CBJC Nepal Temporary Protected Status Clinic Assists 54 Individuals
by Caitlin Miner-Le Grand June 22, 2018
On Saturday, June 16, City Bar Justice Center’s Immigrant Justice Project organized a pro bono clinic at Paul Weiss to help Nepal Temporary Protected Status (TPS) holders prepare applications to extend their TPS status. CBJC partnered with New York City’s largest Nepali community group, Adhikaar, to provide legal assistance to 54 individuals. Pro bono attorneys from Paul Weiss and Fragomen helped prepare and review applications. The clinic was a great success and built on long-standing ties to Adhikaar and the pro bono community in New York City.
Temporary Protected Status for Nepal was first announced in June 2015, soon after Nepal was struck by a devastating series of earthquakes in April 2015. This humanitarian form of relief allowed Nepali nationals who were already in the U.S. when the program was announced to remain and work in the United States while conditions in their home country are unsafe. The Secretary of Homeland Security Kirstjen Nielsen announced that Nepal TPS would be terminated in April 2018, but delayed the termination for 12 months to allow individuals time to organize their affairs. Nepal TPS will end on June 24, 2019. The re-registration period is currently open and will end in July. Individuals who re-register are eligible to maintain their status and accompanying work authorization through June 24, 2019. Clinics to help screen individuals for other, longer-term immigration relief are currently being planned.
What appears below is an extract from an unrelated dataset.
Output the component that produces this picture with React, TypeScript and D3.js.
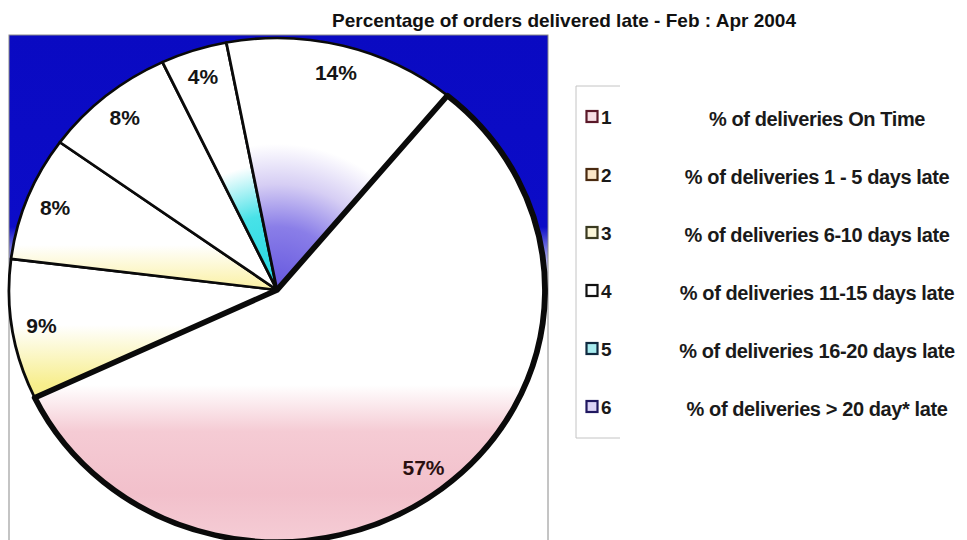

The collaboration with Adhikaar has deep roots. After Nepal TPS was first announced in 2015, CBJC worked with Adhikaar to conduct TPS screenings and application assistance clinics. CBJC ultimately organized four clinics and helped 65 individual apply for TPS. The Justice Center has a long track record in organizing large-scale legal clinics in response to emerging needs and crises, including Special Registration following 9/11, Deferred Action for Childhood Arrivals (DACA), Hurricane Sandy, and Haitian TPS. Previously, the Justice Center mobilized volunteer attorneys following the TPS designation for Liberia, Sierra Leone, and Guinea in the wake of the Ebola outbreak there.